Psalm 55:6, “And I said, Oh that I had wings like a dove! for then I would fly away, and be at rest.”
At some point in every baseball player’s life, he experiences what is known as a “hitting slump.” He swings and swings and swings, but the bat just does not connect with the ball. He practices and practices, but to no avail. This is simply a normal part of every ball player’s career.
Similarly, every Christian hits an emotional and spiritual slump. You wake up one day feeling you are in the middle of a losing streak. The charm of life is missing. You remember the days of being on the mountaintop, but you cannot seem to climb to those heights, again. You realize instead of having a joyous Christian life, you are simply going through the motions. Yet, you desperately want to feel what you once felt and what others are still feeling.

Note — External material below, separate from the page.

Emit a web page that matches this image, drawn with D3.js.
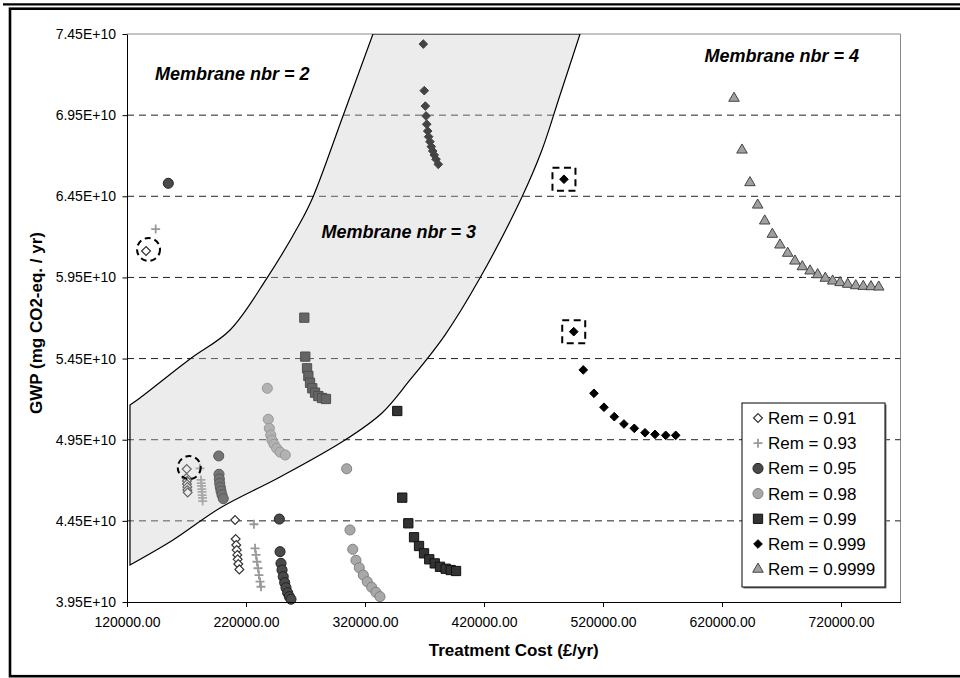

There was a time when your heart would burn as you read the blessed Scriptures; you used to weep over its pages, and you would tingle and rejoice. Now you no longer feel the same. You once enjoyed your prayer time, your audience with the King of kings and Lord of lords. You realized you were talking with the mighty Creator of the universe. You had a joy and a thrill when you went boldly before the throne of grace to present your petitions and find grace to help you in times of needs. However, something has happened, and that thrill is no longer there.
When the pastor asked you to take a Sunday school class, you were overjoyed with the privilege of teaching the eternal Word of God to the eternal souls of those pupils. Now, however, it is a drudgery to teach that class. When you brought a bus full of children to Sunday school, you were so excited that they would have the opportunity to hear the message of grace. Now you wish you could feel that way, again. What is wrong with you?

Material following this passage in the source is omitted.